The question wasn’t “did the officials correctly interpret the clock rules at the end of the Raptors/Kings game Sunday?” They did. Well except for almost a second that is missing from the clock late. Rather, the real question is “why is that the rule in the first place?”
Monday the NBA’s official “two-minute report” looking at the calls in the final two minutes of close games backed the official’s handling of the play.
To recap, in case you haven’t see this (the video is above): The Kings led 102-97 late when Sacramento’s Darren Collison fouled Kyle Lowry on a three-pointer with :27.4 left. Lowry hit two of the three free throws, at which point the Kings got the rebound and the clock said 26.4, although in the arena there was more according to some angles. The Kings tried to run out the clock they didn’t hit the rim on a shot, leading to a :24-second violation, and the Kings got the ball back with 2.4 seconds on the clock. On the ensuing inbound pass at halfcourt, DeMarcus Cousins tips the pass, but the clock didn’t start immediately. Toronto’s Terrence Ross picked up the ball, took two dribbles and nailed the three to force overtime. Except, upon review, the referees said that the clock should have started when Cousins touched the ball and that meant the shot did not get off on time. The officials waived off the shot. Game over.
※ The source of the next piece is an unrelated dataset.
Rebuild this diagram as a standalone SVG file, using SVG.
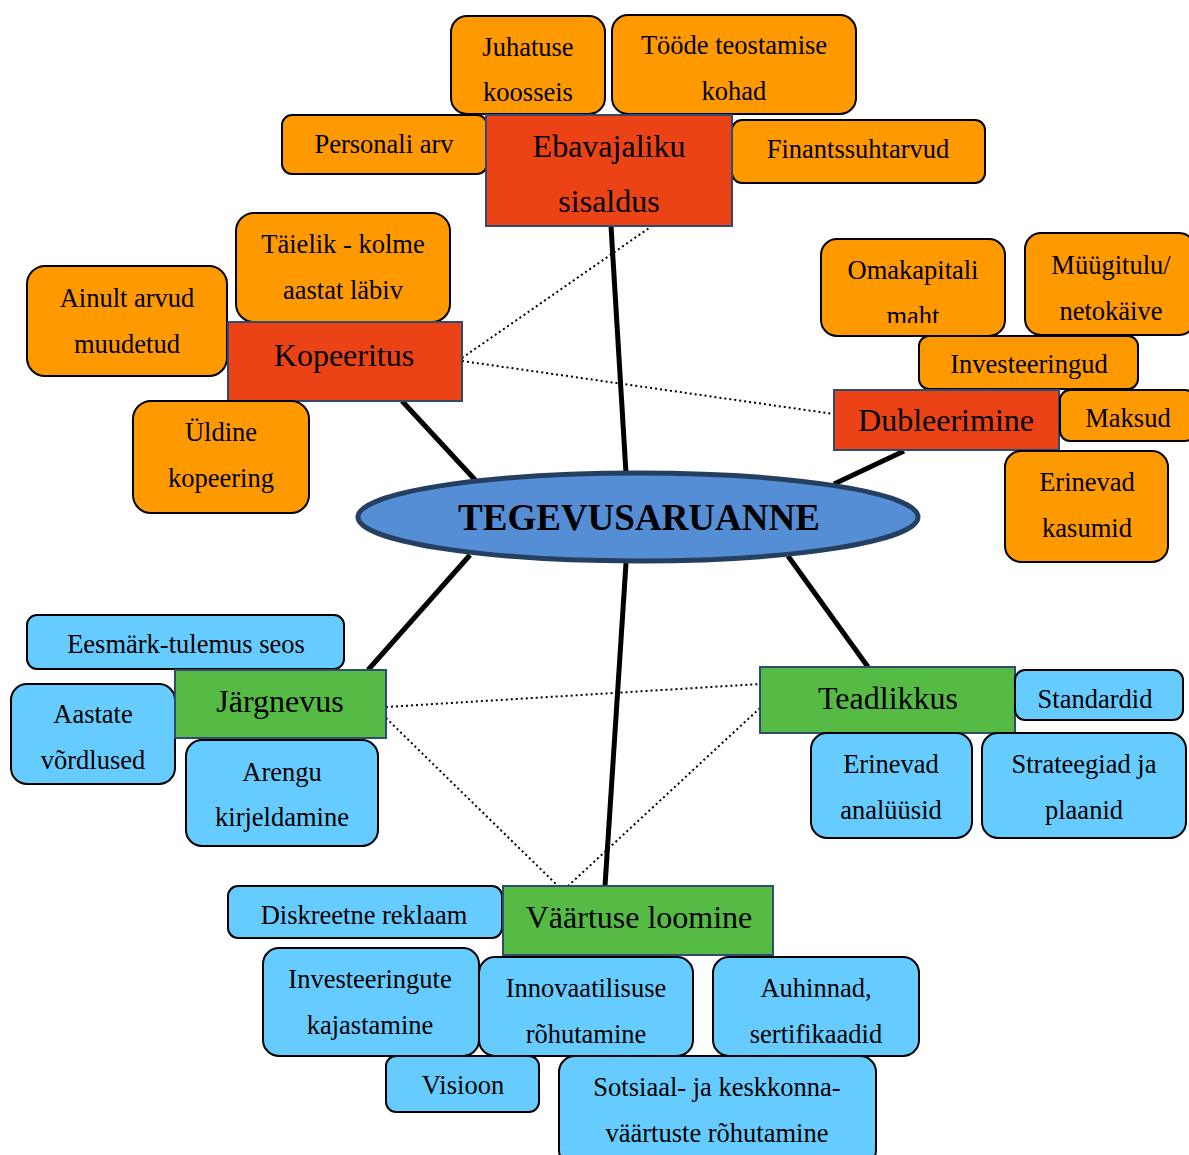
<svg xmlns="http://www.w3.org/2000/svg" width="1189" height="1155" viewBox="0 0 1189 1155">
  <style>
    text { font-family: "Liberation Serif", "Times New Roman", serif; fill: #000; text-anchor: middle; }
    .t { font-size: 26.5px; }
    .m { font-size: 32px; }
    .c { font-size: 37px; font-weight: bold; }
    .o { fill: #FF9900; stroke: #000; stroke-width: 2; }
    .b { fill: #66CCFF; stroke: #000; stroke-width: 2; }
    .r { fill: #EB4316; stroke: #2F4B6E; stroke-width: 2; }
    .g { fill: #55BB45; stroke: #2F4B6E; stroke-width: 2; }
    .solid { stroke: #000; stroke-width: 5; fill: none; }
    .dot { stroke: #000; stroke-width: 2; stroke-dasharray: 2 3; fill: none; }
  </style>
  <defs>
    <clipPath id="clipMaht"><rect x="821" y="239" width="184" height="84"/></clipPath>
  </defs>
  <rect width="1189" height="1155" fill="#fff"/>

  <!-- connectors -->
  <g id="connectors">
    <line class="dot" x1="462" y1="358" x2="652" y2="226"/>
    <line class="dot" x1="462" y1="361" x2="834" y2="414"/>
    <line class="dot" x1="386" y1="707" x2="760" y2="684"/>
    <line class="dot" x1="386" y1="718" x2="558" y2="886"/>
    <line class="dot" x1="760" y1="708" x2="568" y2="886"/>
    <line class="solid" x1="611" y1="226" x2="626" y2="473"/>
    <line class="solid" x1="402" y1="401" x2="478" y2="483"/>
    <line class="solid" x1="904" y1="451" x2="834" y2="484"/>
    <line class="solid" x1="368" y1="670" x2="470" y2="555"/>
    <line class="solid" x1="868" y1="667" x2="788" y2="556"/>
    <line class="solid" x1="605" y1="886" x2="626" y2="563"/>
  </g>

  <!-- central node -->
  <g id="tegevusaruanne">
    <ellipse cx="638" cy="517" rx="280" ry="44" fill="#558ED5" stroke="#243F60" stroke-width="5"/>
    <text class="c" x="639" y="530">TEGEVUSARUANNE</text>
  </g>

  <!-- Ebavajaliku sisaldus branch -->
  <g id="juhatuse-koosseis">
    <rect class="o" x="451" y="16" width="154" height="98" rx="16"/>
    <text class="t" x="528" y="56">Juhatuse</text>
    <text class="t" x="528" y="101">koosseis</text>
  </g>
  <g id="toode-teostamise-kohad">
    <rect class="o" x="612" y="15" width="244" height="99" rx="16"/>
    <text class="t" x="734" y="54">Tööde teostamise</text>
    <text class="t" x="734" y="100">kohad</text>
  </g>
  <g id="personali-arv">
    <rect class="o" x="282" y="115" width="205" height="59" rx="10"/>
    <text class="t" x="384" y="153">Personali arv</text>
  </g>
  <g id="finantssuhtarvud">
    <rect class="o" x="732" y="120" width="253" height="63" rx="10"/>
    <text class="t" x="858" y="158">Finantssuhtarvud</text>
  </g>
  <g id="ebavajaliku-sisaldus">
    <rect class="r" x="486" y="115" width="246" height="111"/>
    <text class="m" x="609" y="157">Ebavajaliku</text>
    <text class="m" x="609" y="212">sisaldus</text>
  </g>

  <!-- Kopeeritus branch -->
  <g id="taielik">
    <rect class="o" x="236" y="213" width="214" height="109" rx="18"/>
    <text class="t" x="343" y="253">Täielik - kolme</text>
    <text class="t" x="343" y="299">aastat läbiv</text>
  </g>
  <g id="ainult-arvud">
    <rect class="o" x="27" y="266" width="200" height="110" rx="18"/>
    <text class="t" x="127" y="307">Ainult arvud</text>
    <text class="t" x="127" y="353">muudetud</text>
  </g>
  <g id="kopeeritus">
    <rect class="r" x="228" y="322" width="234" height="79"/>
    <text class="m" x="344" y="366">Kopeeritus</text>
  </g>
  <g id="uldine-kopeering">
    <rect class="o" x="133" y="401" width="176" height="112" rx="18"/>
    <text class="t" x="221" y="441">Üldine</text>
    <text class="t" x="221" y="487">kopeering</text>
  </g>

  <!-- Dubleerimine branch -->
  <g id="omakapitali-maht">
    <rect class="o" x="821" y="239" width="184" height="97" rx="16"/>
    <text class="t" x="913" y="279">Omakapitali</text>
    <text class="t" x="913" y="325" clip-path="url(#clipMaht)">maht</text>
  </g>
  <g id="muugitulu">
    <rect class="o" x="1025" y="233" width="170" height="102" rx="16"/>
    <text class="t" x="1111" y="274">Müügitulu/</text>
    <text class="t" x="1111" y="320">netokäive</text>
  </g>
  <g id="investeeringud">
    <rect class="o" x="919" y="336" width="219" height="53" rx="10"/>
    <text class="t" x="1029" y="373">Investeeringud</text>
  </g>
  <g id="dubleerimine">
    <rect class="r" x="834" y="390" width="225" height="60"/>
    <text class="m" x="946" y="431">Dubleerimine</text>
  </g>
  <g id="maksud">
    <rect class="o" x="1060" y="390" width="135" height="51" rx="10"/>
    <text class="t" x="1128" y="427">Maksud</text>
  </g>
  <g id="erinevad-kasumid">
    <rect class="o" x="1005" y="451" width="163" height="111" rx="16"/>
    <text class="t" x="1087" y="491">Erinevad</text>
    <text class="t" x="1087" y="537">kasumid</text>
  </g>

  <!-- Järgnevus branch -->
  <g id="eesmark-tulemus">
    <rect class="b" x="27" y="615" width="317" height="54" rx="10"/>
    <text class="t" x="186" y="653">Eesmärk-tulemus seos</text>
  </g>
  <g id="aastate-vordlused">
    <rect class="b" x="11" y="684" width="164" height="100" rx="16"/>
    <text class="t" x="93" y="723">Aastate</text>
    <text class="t" x="93" y="769">võrdlused</text>
  </g>
  <g id="jargnevus">
    <rect class="g" x="175" y="670" width="211" height="68"/>
    <text class="m" x="280" y="712">Järgnevus</text>
  </g>
  <g id="arengu-kirjeldamine">
    <rect class="b" x="186" y="740" width="192" height="106" rx="16"/>
    <text class="t" x="282" y="781">Arengu</text>
    <text class="t" x="282" y="826">kirjeldamine</text>
  </g>

  <!-- Teadlikkus branch -->
  <g id="teadlikkus">
    <rect class="g" x="760" y="667" width="255" height="66"/>
    <text class="m" x="888" y="709">Teadlikkus</text>
  </g>
  <g id="standardid">
    <rect class="b" x="1015" y="670" width="168" height="50" rx="10"/>
    <text class="t" x="1095" y="708">Standardid</text>
  </g>
  <g id="erinevad-analuusid">
    <rect class="b" x="811" y="733" width="161" height="105" rx="16"/>
    <text class="t" x="891" y="773">Erinevad</text>
    <text class="t" x="891" y="819">analüüsid</text>
  </g>
  <g id="strateegiad">
    <rect class="b" x="982" y="733" width="204" height="105" rx="16"/>
    <text class="t" x="1084" y="773">Strateegiad ja</text>
    <text class="t" x="1084" y="819">plaanid</text>
  </g>

  <!-- Väärtuse loomine branch -->
  <g id="diskreetne-reklaam">
    <rect class="b" x="228" y="886" width="274" height="52" rx="10"/>
    <text class="t" x="364" y="924">Diskreetne reklaam</text>
  </g>
  <g id="vaartuse-loomine">
    <rect class="g" x="503" y="886" width="270" height="69"/>
    <text class="m" x="639" y="928">Väärtuse loomine</text>
  </g>
  <g id="investeeringute-kajastamine">
    <rect class="b" x="263" y="948" width="216" height="108" rx="16"/>
    <text class="t" x="370" y="988">Investeeringute</text>
    <text class="t" x="370" y="1034">kajastamine</text>
  </g>
  <g id="innovaatilisus">
    <rect class="b" x="479" y="957" width="214" height="99" rx="16"/>
    <text class="t" x="586" y="997">Innovaatilisuse</text>
    <text class="t" x="586" y="1043">rõhutamine</text>
  </g>
  <g id="auhinnad">
    <rect class="b" x="713" y="957" width="206" height="99" rx="16"/>
    <text class="t" x="816" y="997">Auhinnad,</text>
    <text class="t" x="816" y="1043">sertifikaadid</text>
  </g>
  <g id="visioon">
    <rect class="b" x="386" y="1056" width="153" height="56" rx="10"/>
    <text class="t" x="463" y="1094">Visioon</text>
  </g>
  <g id="sotsiaal-keskkonna">
    <rect class="b" x="559" y="1056" width="317" height="110" rx="16"/>
    <text class="t" x="717" y="1096">Sotsiaal- ja keskkonna-</text>
    <text class="t" x="717" y="1142">väärtuste rõhutamine</text>
  </g>
</svg>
Here are the two key sticking points. This is straight from the report:
The report says at :27.4 left Collison did foul Lowry on his three, and they consulted with the instant replay center and confirmed the call. All of that is right and proper. Did it take a second for Cousins to get the rebound on the missed shot and time out to be called? Some shots in the arena saying there were 27.2 seconds on the clock, Patrick Patterson pointed that out as well, there is a discrepancy about how much time is on the clock. That extra time would have mattered.
As for the final play, here is what the report said:
The on-court referees noticed a clock malfunction on the inbounds play and correctly triggered an instant replay. After communicating with the Replay Center, it was determined that the clock should have started when Cousins (SAC) tips the ball and run to 0:00.00 before Ross’ (TOR) shot was released.
Again, the question isn’t did the referees get it right, as much as is that a fair rule? For the guy taking the shot, he has to go by the clock on the court that he is looking at, and Ross did that. Could Ross have gotten off that shot more quickly if the clock started on time? Maybe not, but now we are getting into speculation about what would or would not have been different, that was not the reality at the time.
The fact is that the referee/clock operator messed up and the Raptors paid the price. That’s not good optics for the NBA.
The fair thing here would be to allow a replay of the final 2.4 (or more accurate 3.4) seconds of the game. That’s not the rule right now, but it should be.